Mchunu counts himself as one of the lucky few who have not been destroyed by the emotional scars left by the war. “I was able to return to school afterwards and graduate and further my studies at university level, but most of my peers were not so lucky.

“After the war, most people lost everything and the children who had dropped out of school were never able to go back, and their lives, consumed by heavy drinking, went out of control.”

Mchunu says that although he suffered, he was fortunate that he had a lot of support to help him rebuild his life.

A mere kilometre away from Mchunu’s homestead in KwaShange lies KwaMnyandu. Nestled among the trees and tall vegetation, the area is a picturesque scene of harmony between people and nature.

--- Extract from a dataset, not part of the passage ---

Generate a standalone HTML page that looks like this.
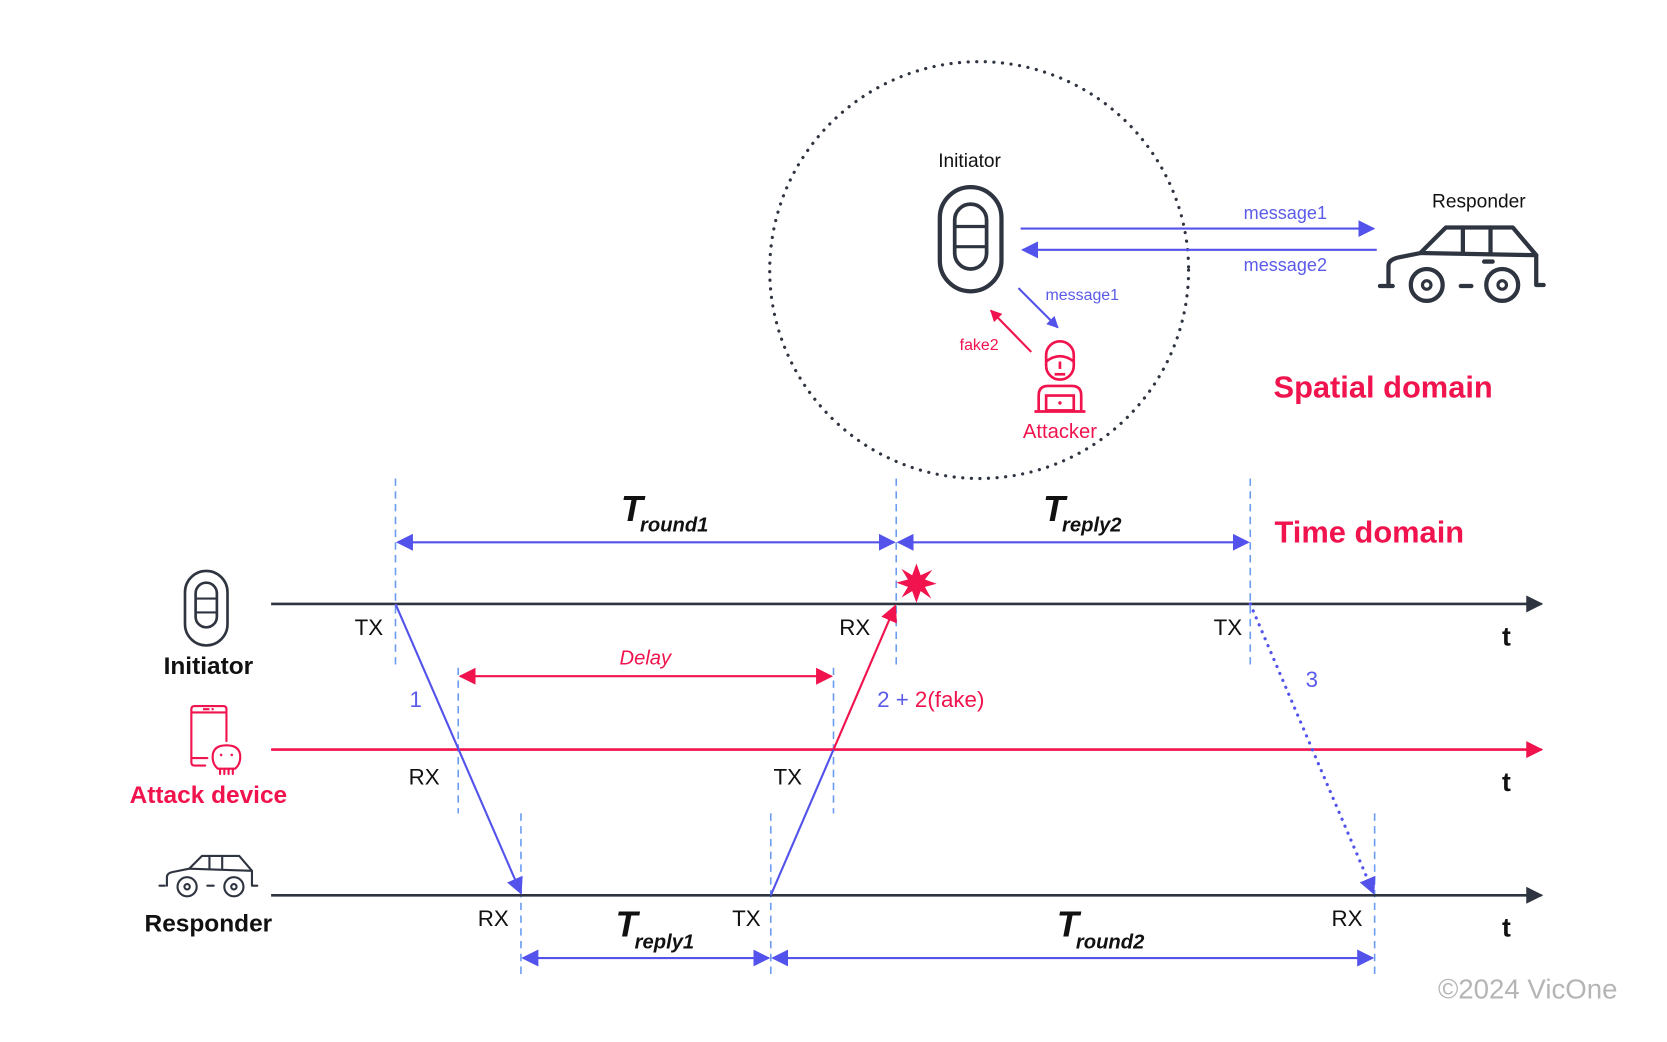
<!DOCTYPE html>
<html><head><meta charset="utf-8"><style>
html,body{margin:0;padding:0;background:#fff;}
svg{display:block;}
text{font-family:"Liberation Sans","DejaVu Sans",sans-serif;}
</style></head><body>
<svg width="1667" height="1042" viewBox="0 0 1568 980" preserveAspectRatio="none" xmlns="http://www.w3.org/2000/svg">
<defs>
<marker id="abL" viewBox="0 0 10 10" refX="9" refY="5" markerWidth="16" markerHeight="16" orient="auto-start-reverse" markerUnits="userSpaceOnUse"><path d="M0,0L10,5L0,10z" fill="#5353ec"/></marker>
<marker id="arL" viewBox="0 0 10 10" refX="9" refY="5" markerWidth="16" markerHeight="16" orient="auto-start-reverse" markerUnits="userSpaceOnUse"><path d="M0,0L10,5L0,10z" fill="#f0134d"/></marker>
<marker id="arS" viewBox="0 0 10 10" refX="9" refY="5" markerWidth="11" markerHeight="11" orient="auto-start-reverse" markerUnits="userSpaceOnUse"><path d="M0,0L10,5L0,10z" fill="#f0134d"/></marker>
<marker id="abS" viewBox="0 0 10 10" refX="9" refY="5" markerWidth="11" markerHeight="11" orient="auto-start-reverse" markerUnits="userSpaceOnUse"><path d="M0,0L10,5L0,10z" fill="#5353ec"/></marker>
<marker id="ak" viewBox="0 0 10 10" refX="9" refY="5" markerWidth="16" markerHeight="16" orient="auto" markerUnits="userSpaceOnUse"><path d="M0,0L10,5L0,10z" fill="#2f3540"/></marker>
</defs>

<ellipse cx="921" cy="254" rx="197" ry="196" fill="none" stroke="#2f3540" stroke-width="3" stroke-dasharray="0.1 8" stroke-linecap="round"/>

<text x="912" y="157" font-size="18" text-anchor="middle" fill="#111">Initiator</text>
<rect x="884" y="176" width="58" height="98" rx="29" fill="none" stroke="#2f3540" stroke-width="4"/>
<rect x="898" y="192" width="30" height="61" rx="15" fill="none" stroke="#2f3540" stroke-width="3.5"/>
<line x1="898" y1="213" x2="928" y2="213" stroke="#2f3540" stroke-width="3"/>
<line x1="898" y1="232" x2="928" y2="232" stroke="#2f3540" stroke-width="3"/>

<line x1="960" y1="215" x2="1292" y2="215" stroke="#5353ec" stroke-width="2" marker-end="url(#abL)"/>
<line x1="1295" y1="235" x2="962" y2="235" stroke="#5353ec" stroke-width="2" marker-end="url(#abL)"/>
<text x="1209" y="206" font-size="17" text-anchor="middle" fill="#5b5bea">message1</text>
<text x="1209" y="255" font-size="17" text-anchor="middle" fill="#5b5bea">message2</text>
<text x="1391" y="195" font-size="18" text-anchor="middle" fill="#111">Responder</text>

<g fill="none" stroke="#2f3540" stroke-width="4" stroke-linecap="round" stroke-linejoin="round">
<path d="M1306,269 L1306,250 Q1306,244 1316,242 L1336,238 L1360,214 L1423,214 L1445,240 L1445,268 L1452,268"/>
<line x1="1376" y1="214" x2="1376" y2="238"/><line x1="1402" y1="214" x2="1402" y2="238"/>
<line x1="1336" y1="238" x2="1445" y2="240"/>
<line x1="1298" y1="269" x2="1310" y2="269"/><line x1="1374" y1="269" x2="1384" y2="269"/>
<circle cx="1342" cy="268" r="15"/><circle cx="1413" cy="268" r="15"/>
<line x1="1396" y1="246" x2="1404" y2="246"/>
</g>
<circle cx="1342" cy="268" r="4" fill="none" stroke="#2f3540" stroke-width="3"/>
<circle cx="1413" cy="268" r="4" fill="none" stroke="#2f3540" stroke-width="3"/>

<line x1="958" y1="271" x2="995" y2="308" stroke="#5353ec" stroke-width="2" marker-end="url(#abS)"/>
<text x="1018" y="282" font-size="15" text-anchor="middle" fill="#5b5bea">message1</text>
<line x1="970" y1="331" x2="932" y2="292" stroke="#f0134d" stroke-width="2" marker-end="url(#arS)"/>
<text x="921" y="329" font-size="15" text-anchor="middle" fill="#f0134d">fake2</text>

<g fill="none" stroke="#f0134d" stroke-width="2.5">
<rect x="984" y="321" width="26" height="36" rx="13"/>
<path d="M984,340 Q997,330 1010,340"/>
<line x1="997" y1="340" x2="997" y2="347"/><line x1="992" y1="352" x2="1002" y2="352"/>
<path d="M977,386 L977,372 Q977,363 986,363 L1008,363 Q1017,363 1017,372 L1017,386"/>
<rect x="984" y="372" width="26" height="14"/>
<line x1="973" y1="387" x2="1021" y2="387"/>
</g>
<circle cx="997" cy="379" r="1.6" fill="#f0134d"/>
<text x="997" y="412" font-size="19" text-anchor="middle" fill="#f0134d">Attacker</text>

<text x="1301" y="374" font-size="29" text-anchor="middle" fill="#f0134d" font-weight="bold">Spatial domain</text>
<text x="1288" y="510" font-size="29" text-anchor="middle" fill="#f0134d" font-weight="bold">Time domain</text>

<g stroke="#6b9cf2" stroke-width="1.5" stroke-dasharray="7 5">
<line x1="372" y1="450" x2="372" y2="628"/>
<line x1="843" y1="450" x2="843" y2="628"/>
<line x1="1176" y1="450" x2="1176" y2="628"/>
<line x1="431" y1="628" x2="431" y2="765"/>
<line x1="784" y1="628" x2="784" y2="765"/>
<line x1="490" y1="765" x2="490" y2="920"/>
<line x1="725" y1="765" x2="725" y2="920"/>
<line x1="1293" y1="765" x2="1293" y2="920"/>
</g>

<line x1="374" y1="510" x2="841" y2="510" stroke="#5353ec" stroke-width="2" marker-start="url(#abL)" marker-end="url(#abL)"/>
<line x1="845" y1="510" x2="1174" y2="510" stroke="#5353ec" stroke-width="2" marker-start="url(#abL)" marker-end="url(#abL)"/>
<line x1="492" y1="901" x2="723" y2="901" stroke="#5353ec" stroke-width="2" marker-start="url(#abL)" marker-end="url(#abL)"/>
<line x1="727" y1="901" x2="1291" y2="901" stroke="#5353ec" stroke-width="2" marker-start="url(#abL)" marker-end="url(#abL)"/>
<g font-style="italic" font-weight="bold" fill="#111">
<text x="584" y="490" font-size="34">T</text><text x="602" y="500" font-size="19">round1</text>
<text x="981" y="490" font-size="34">T</text><text x="999" y="500" font-size="19">reply2</text>
<text x="579" y="881" font-size="34">T</text><text x="597" y="892" font-size="19">reply1</text>
<text x="994" y="881" font-size="34">T</text><text x="1012" y="892" font-size="19">round2</text>
</g>

<line x1="255" y1="568" x2="1450" y2="568" stroke="#2f3540" stroke-width="2.5" marker-end="url(#ak)"/>
<line x1="255" y1="705" x2="1450" y2="705" stroke="#f0134d" stroke-width="2.5" marker-end="url(#arL)"/>
<line x1="255" y1="842" x2="1450" y2="842" stroke="#2f3540" stroke-width="2.5" marker-end="url(#ak)"/>
<g font-size="25" font-weight="bold" fill="#111" text-anchor="middle">
<text x="1417" y="607">t</text><text x="1417" y="744">t</text><text x="1417" y="881">t</text>
</g>

<g font-size="21" fill="#111" text-anchor="middle">
<text x="347" y="597">TX</text><text x="804" y="597">RX</text><text x="1155" y="597">TX</text>
<text x="399" y="738">RX</text><text x="741" y="738">TX</text>
<text x="464" y="871">RX</text><text x="702" y="871">TX</text><text x="1267" y="871">RX</text>
</g>

<line x1="372" y1="568" x2="490" y2="840" stroke="#5353ec" stroke-width="2" marker-end="url(#abL)"/>
<text x="391" y="665" font-size="21" fill="#5b5bea" text-anchor="middle">1</text>
<line x1="725" y1="842" x2="784" y2="705" stroke="#5353ec" stroke-width="2"/>
<line x1="784" y1="705" x2="842" y2="570" stroke="#f0134d" stroke-width="2" marker-end="url(#arL)"/>
<text x="825" y="665" font-size="21"><tspan fill="#5b5bea">2 + </tspan><tspan fill="#f0134d">2(fake)</tspan></text>
<line x1="1176" y1="568" x2="1292" y2="840" stroke="#5353ec" stroke-width="3" stroke-dasharray="0.1 7" stroke-linecap="round" marker-end="url(#abL)"/>
<text x="1234" y="646" font-size="21" fill="#5b5bea" text-anchor="middle">3</text>

<line x1="433" y1="636" x2="782" y2="636" stroke="#f0134d" stroke-width="2" marker-start="url(#arL)" marker-end="url(#arL)"/>
<text x="607" y="625" font-size="19" font-style="italic" fill="#f0134d" text-anchor="middle">Delay</text>

<polygon fill="#f0134d" points="862,530 866,541 877,536 870,545 881,549 870,552 876,563 866,556 862,567 858,556 848,562 854,552 843,548 854,545 848,535 858,541"/>

<rect x="174" y="537" width="40" height="70" rx="20" fill="none" stroke="#2f3540" stroke-width="2.5"/>
<rect x="184" y="548" width="20" height="42" rx="10" fill="none" stroke="#2f3540" stroke-width="2.5"/>
<line x1="184" y1="563" x2="204" y2="563" stroke="#2f3540" stroke-width="2"/>
<line x1="184" y1="576" x2="204" y2="576" stroke="#2f3540" stroke-width="2"/>
<text x="196" y="634" font-size="23" text-anchor="middle" fill="#111" font-weight="bold">Initiator</text>

<g fill="none" stroke="#f0134d" stroke-width="2" stroke-linecap="round">
<path d="M193,720 L183,720 Q180,720 180,717 L180,667 Q180,664 183,664 L210,664 Q213,664 213,667 L213,697"/>
<line x1="180" y1="670" x2="213" y2="670"/>
<line x1="180" y1="713" x2="195" y2="713"/>
<path d="M205,723 Q200,719 200,712 Q200,701 213,701 Q226,701 226,712 Q226,719 221,723 Z"/>
<line x1="207" y1="723" x2="207" y2="728"/><line x1="211" y1="723" x2="211" y2="728"/><line x1="215" y1="723" x2="215" y2="728"/><line x1="219" y1="723" x2="219" y2="728"/>
</g>
<rect x="191" y="666" width="6" height="2" fill="#f0134d"/><rect x="199" y="666" width="2" height="2" fill="#f0134d"/>
<circle cx="208" cy="710" r="1.2" fill="#f0134d"/><circle cx="218" cy="710" r="1.2" fill="#f0134d"/>
<text x="196" y="755" font-size="23" text-anchor="middle" fill="#f0134d" font-weight="bold">Attack device</text>

<g fill="none" stroke="#2f3540" stroke-width="2" stroke-linecap="round" stroke-linejoin="round">
<path d="M157,833 L157,825 Q157,821 163,820 L178,817 L190,805 L225,805 L237,819 L237,833 L242,833"/>
<line x1="197" y1="805" x2="197" y2="817"/><line x1="209" y1="805" x2="209" y2="817"/>
<line x1="178" y1="817" x2="237" y2="819"/>
<line x1="150" y1="833" x2="155" y2="833"/><line x1="195" y1="833" x2="201" y2="833"/>
<circle cx="176" cy="834" r="9"/><circle cx="220" cy="834" r="9"/>
<circle cx="176" cy="834" r="2.5"/><circle cx="220" cy="834" r="2.5"/>
</g>
<text x="196" y="876" font-size="23" text-anchor="middle" fill="#111" font-weight="bold">Responder</text>

<text x="1437" y="939" font-size="26" text-anchor="middle" fill="#b5b5b5">©2024 VicOne</text>
</svg>
</body></html>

Yet it too was devastated by the war: people were killed, homes burned and businesses looted and burnt to the ground.

The area is now peaceful, with some of the people who fled having now returned and more people coming to live in the area.

However, a businessman from the area, Phineous Zondi, says he will never return there after what he witnessed and lost during the war.

“In the area, I am probably one of the people who suffered most,” he says.

Zondi owned seven businesses before the war. They included a grocery store, butcheries and a bottle store, but the war wiped him out.

He says he lost everything, and he recently opened a small convenience store “not in the level of my previous businesses, just to keep the wolves from the door”.

“I have neither the resources nor the resolve to start again and build up my businesses. I am just grateful to still be alive.”

A few metres from Zondi’s former stores is another businessman, Thembitshe Mncibi.

He lost everything and has been down on his luck ever since.

His is a sad story. His businesses were looted and destroyed, his cars were burnt and his home behind his two convenience stores was burnt to the ground. He now lives in a shabby two-room house behind the structure of his business.

“When the they raided my shop, all my things were taken,” he says.

Mncibi says he fled the area 12 years ago after he had lost everything

“I was never able to recover from the war. I came back here eight years ago to try and rebuild, but I have found it impossible as I am unemployed and I have nothing.”